***** MATERIAL

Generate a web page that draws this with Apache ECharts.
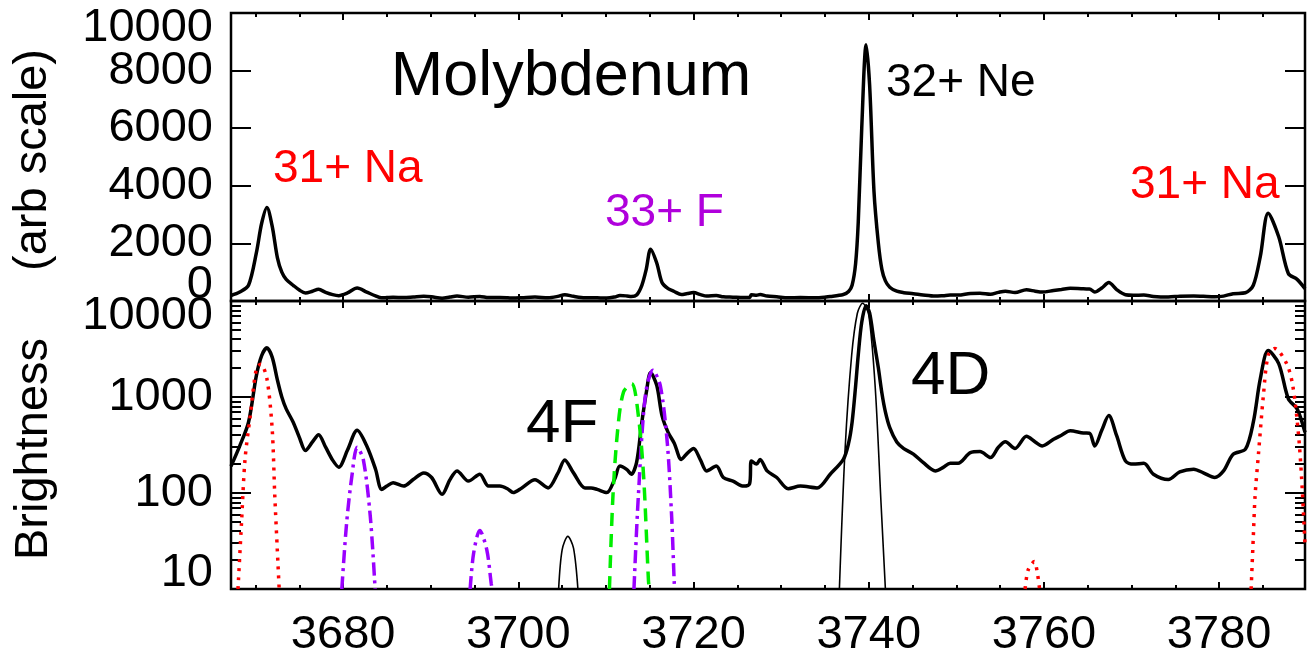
<!DOCTYPE html>
<html>
<head>
<meta charset="utf-8">
<script src="https://cdn.jsdelivr.net/npm/echarts@6/dist/echarts.min.js"></script>
<style>
  html, body { margin: 0; padding: 0; background: #fff; }
  #chart { width: 1314px; height: 660px; }
</style>
</head>
<body>
<div id="chart"></div>
<script>
// Mo spectrum around 3670-3790 (wavelength, brightness)
const wavelength = [
  3667.2, 3668.2, 3669.2, 3670.1, 3670.7, 3671.3, 3671.9, 3672.5, 3673.0, 3673.5,
  3674.3, 3675.0, 3675.7, 3676.5, 3677.2, 3678.0, 3678.8, 3679.5, 3680.5, 3681.6,
  3682.7, 3683.7, 3684.4, 3685.0, 3685.7, 3686.9, 3688.0, 3689.2, 3690.1, 3691.3,
  3692.2, 3693.0, 3694.3, 3695.6, 3696.6, 3697.9, 3698.8, 3699.4, 3700.4, 3701.9,
  3703.4, 3704.5, 3705.3, 3706.3, 3707.6, 3708.3, 3709.0, 3710.1, 3711.0, 3711.6,
  3712.4, 3712.9, 3713.5, 3714.1, 3714.6, 3715.1, 3715.8, 3716.4, 3717.1, 3717.8,
  3718.6, 3719.3, 3720.0, 3720.8, 3721.5, 3722.6, 3723.4, 3724.5, 3725.7, 3726.4,
  3726.6, 3727.2, 3727.6, 3728.4, 3729.5, 3730.8, 3732.2, 3734.1, 3735.6, 3737.1,
  3737.7, 3738.1, 3738.5, 3738.8, 3739.2, 3739.7, 3740.1, 3740.6, 3741.1, 3741.5,
  3741.9, 3742.4, 3743.2, 3744.0, 3745.1, 3746.2, 3747.6, 3748.5, 3749.3, 3750.2,
  3751.6, 3752.7, 3753.9, 3754.8, 3755.6, 3756.7, 3758.0, 3759.0, 3759.8, 3761.1,
  3762.0, 3763.0, 3764.5, 3765.2, 3765.8, 3766.6, 3767.4, 3768.3, 3769.3, 3770.2,
  3771.4, 3772.5, 3774.2, 3775.5, 3777.1, 3778.2, 3779.5, 3780.5, 3781.6, 3783.0,
  3783.9, 3784.7, 3785.6, 3786.8, 3787.9, 3788.9, 3789.8
];
const brightness = [
  190, 310, 546, 1680, 2700, 3250, 2600, 1500, 1000, 752,
  546, 380, 277, 340, 405, 300, 220, 186, 280, 450,
  309, 177, 109, 118, 128, 118, 138, 162, 145, 97,
  138, 170, 133, 157, 118, 118, 110, 101, 113, 137,
  113, 160, 221, 162, 113, 113, 109, 101, 140, 191,
  175, 157, 208, 546, 1100, 1800, 1320, 640, 428, 330,
  224, 260, 291, 220, 170, 191, 145, 133, 118, 125,
  216, 200, 224, 170, 145, 111, 118, 113, 157, 224,
  330, 546, 1300, 2720, 6000, 8900, 7500, 3800, 2000, 1100,
  700, 480, 340, 290, 254, 208, 170, 185, 204, 204,
  263, 270, 234, 300, 342, 291, 389, 340, 309, 363,
  400, 445, 422, 420, 309, 450, 640, 395, 216, 200,
  204, 157, 138, 166, 177, 162, 145, 170, 254, 286,
  546, 1550, 3050, 2230, 956, 752, 428
];

// Model line profiles, [wavelength, brightness]
const naLeftModel = [[3668.0, 10], [3668.4, 49], [3668.8, 224], [3669.4, 640], [3670.1, 1980], [3670.6, 2200], [3671.3, 1550], [3671.9, 465], [3672.2, 93], [3672.7, 10]];
const naMidModel = [[3757.85, 10], [3758.2, 15.8], [3758.9, 19.3], [3759.25, 14.6], [3759.5, 10]];
const naRightModel = [[3783.65, 10], [3783.9, 35], [3784.1, 93], [3784.5, 263], [3785.05, 1040], [3785.6, 2720], [3786.35, 3200], [3787.7, 2230], [3788.4, 1320], [3789.0, 465], [3789.4, 150], [3789.8, 29]];
const fA = [[3679.85, 10], [3680.4, 49], [3681.0, 150], [3681.6, 299], [3682.3, 224], [3683.1, 57], [3683.65, 10]];
const fB = [[3694.5, 10], [3694.9, 23.7], [3695.6, 40.8], [3696.4, 25.6], [3696.9, 11.5], [3697.0, 10]];
const fC = [[3713.2, 10], [3713.7, 93], [3714.5, 1040], [3715.35, 1900], [3716.2, 1320], [3717.0, 336], [3717.5, 57], [3717.8, 11.5], [3717.85, 10]];
const f4Model = [[3710.4, 10], [3710.8, 93], [3711.35, 465], [3712.0, 1120], [3712.95, 1380], [3713.7, 640], [3714.3, 150], [3714.85, 12.4], [3714.95, 10]];
const neSmall = [[3704.6, 10], [3705.0, 25.6], [3705.65, 35.3], [3706.3, 26.7], [3706.8, 10]];
const neMain = [[3736.65, 10], [3737.3, 286], [3738.05, 2720], [3738.7, 7450], [3739.3, 9480], [3740.0, 7150], [3740.75, 1220], [3741.4, 79], [3741.9, 10]];

// Axis ticks and labels
const xMajor = [3680, 3700, 3720, 3740, 3760, 3780];
const xMinor = [3670, 3675, 3685, 3690, 3695, 3705, 3710, 3715, 3725, 3730, 3735, 3745, 3750, 3755, 3765, 3770, 3775, 3785];
const linTicks = [0, 2000, 4000, 6000, 8000, 10000];
const linEndLabels = [0, 10000];
const linInnerLabels = [2000, 4000, 6000, 8000];
const logMajor = [10, 100, 1000, 10000];
const logMinor = [20, 30, 40, 50, 60, 70, 80, 90, 200, 300, 400, 500, 600, 700, 800, 900, 2000, 3000, 4000, 5000, 6000, 7000, 8000, 9000];

const FONT = '"Liberation Sans", Arial, Helvetica, sans-serif';
const X_MIN = 3667.2, X_MAX = 3789.8;

const pairs = (xs, ys) => xs.map((x, i) => [x, ys[i]]);
const spectrum = pairs(wavelength, brightness);
const plain = v => String(Math.round(v));

function xAx(gridIndex, position, ticks, len, labels) {
  return {
    type: 'value', gridIndex, position, min: X_MIN, max: X_MAX,
    axisLine: { show: false, onZero: false },
    splitLine: { show: false },
    axisTick: { show: true, inside: true, length: len, interval: 0, customValues: ticks, lineStyle: { color: '#000', width: 2 } },
    axisLabel: labels ? {
      show: true, customValues: ticks, interval: 0, margin: 23, color: '#000',
      fontFamily: FONT, fontSize: 47, formatter: plain, hideOverlap: false
    } : { show: false }
  };
}

// Labels at the ends of an axis sit inside the frame; `ends` turns that on
function yAx(gridIndex, position, type, min, max, ticks, len, labels, ends) {
  const a = {
    type, gridIndex, position, min, max,
    axisLine: { show: false, onZero: false },
    splitLine: { show: false },
    axisTick: ticks
      ? { show: true, inside: true, length: len, interval: 0, customValues: ticks, lineStyle: { color: '#000', width: 2 } }
      : { show: false },
    axisLabel: labels ? {
      show: true, customValues: labels, interval: 0, margin: 18, color: '#000',
      fontFamily: FONT, fontSize: 47, lineHeight: 31, formatter: plain,
      showMinLabel: true, showMaxLabel: true, hideOverlap: false
    } : { show: false }
  };
  if (labels && ends) {
    a.axisLabel.verticalAlignMinLabel = 'bottom';
    a.axisLabel.verticalAlignMaxLabel = 'top';
  }
  if (type === 'log') a.logBase = 10;
  return a;
}

const thick = { color: '#000', width: 3.5 };
const modelLine = (data, color, width, dash) => ({
  type: 'line', xAxisIndex: 4, yAxisIndex: 3, data,
  showSymbol: false, smooth: 0.3, silent: true, animation: false,
  lineStyle: { color, width, type: dash, cap: 'butt' }
});

const RED = '#FF0000', VIOLET = '#9A00FF', GREEN = '#00EE00';

function txt(text, x, y, size, color, align) {
  return {
    type: 'text', x, y, silent: true, z: 50,
    style: {
      text, fill: color, font: size + 'px ' + FONT,
      fontSize: size, fontFamily: FONT,
      textAlign: align, align: align, textVerticalAlign: 'middle', verticalAlign: 'middle'
    }
  };
}
function vtxt(text, x, y, size) {
  const t = txt(text, x, y, size, '#000', 'center');
  t.rotation = Math.PI / 2;
  return t;
}

const option = {
  backgroundColor: '#fff',
  animation: false,
  grid: [
    { left: 231, top: 13, width: 1074, height: 288, show: true, borderColor: '#000', borderWidth: 2.5, backgroundColor: 'transparent' },
    { left: 231, top: 301, width: 1074, height: 288, show: true, borderColor: '#000', borderWidth: 2.5, backgroundColor: 'transparent' }
  ],
  xAxis: [
    xAx(0, 'bottom', xMajor, 7, false),
    xAx(0, 'bottom', xMinor, 4, false),
    xAx(0, 'top', xMajor, 7, false),
    xAx(0, 'top', xMinor, 4, false),
    xAx(1, 'bottom', xMajor, 7, true),
    xAx(1, 'bottom', xMinor, 4, false),
    xAx(1, 'top', xMajor, 7, false),
    xAx(1, 'top', xMinor, 4, false)
  ],
  yAxis: [
    yAx(0, 'left', 'value', 0, 10000, linTicks, 20, linEndLabels, true),
    yAx(0, 'left', 'value', 0, 10000, null, 0, linInnerLabels, false),
    yAx(0, 'right', 'value', 0, 10000, linTicks, 20, null, false),
    yAx(1, 'left', 'log', 10, 10000, logMajor, 20, logMajor, true),
    yAx(1, 'left', 'log', 10, 10000, logMinor, 10, null, false),
    yAx(1, 'right', 'log', 10, 10000, logMajor, 20, null, false),
    yAx(1, 'right', 'log', 10, 10000, logMinor, 10, null, false)
  ],
  series: [
    { type: 'line', xAxisIndex: 0, yAxisIndex: 0, data: spectrum, showSymbol: false, smooth: 0.3, lineStyle: thick },
    { type: 'line', xAxisIndex: 4, yAxisIndex: 3, data: spectrum, showSymbol: false, smooth: 0.3, lineStyle: thick },
    modelLine(naLeftModel, RED, 3.5, [3, 6]),
    modelLine(naMidModel, RED, 3.5, [3, 6]),
    modelLine(naRightModel, RED, 3.5, [3, 6]),
    modelLine(fA, VIOLET, 3.5, [13, 5, 3, 5]),
    modelLine(fB, VIOLET, 3.5, [13, 5, 3, 5]),
    modelLine(fC, VIOLET, 3.5, [13, 5, 3, 5]),
    modelLine(f4Model, GREEN, 3.5, [13, 8]),
    modelLine(neSmall, '#000', 1.6, 'solid'),
    modelLine(neMain, '#000', 1.6, 'solid')
  ],
  graphic: [
    txt('Molybdenum', 571, 78, 63, '#000', 'center'),
    txt('32+ Ne', 886, 83, 46, '#000', 'left'),
    txt('31+ Na', 273, 169, 46, RED, 'left'),
    txt('31+ Na', 1130, 185, 46, RED, 'left'),
    txt('33+ F', 605, 213, 46, '#B000DC', 'left'),
    txt('4F', 526, 425, 62, '#000', 'left'),
    txt('4D', 911, 377, 62, '#000', 'left'),
    vtxt('(arb scale)', 33, 160, 47),
    vtxt('Brightness', 34, 449, 47)
  ]
};

const chart = echarts.init(document.getElementById('chart'), null, { renderer: 'canvas' });
chart.setOption(option);
</script>
</body>
</html>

**********

▶ _TASK STATEMENT_
Extract every line containing the string "that" from the material.

▶ _ANSWER BELOW_
Generate a web page that draws this with Apache ECharts.
// Labels at the ends of an axis sit inside the frame; `ends` turns that on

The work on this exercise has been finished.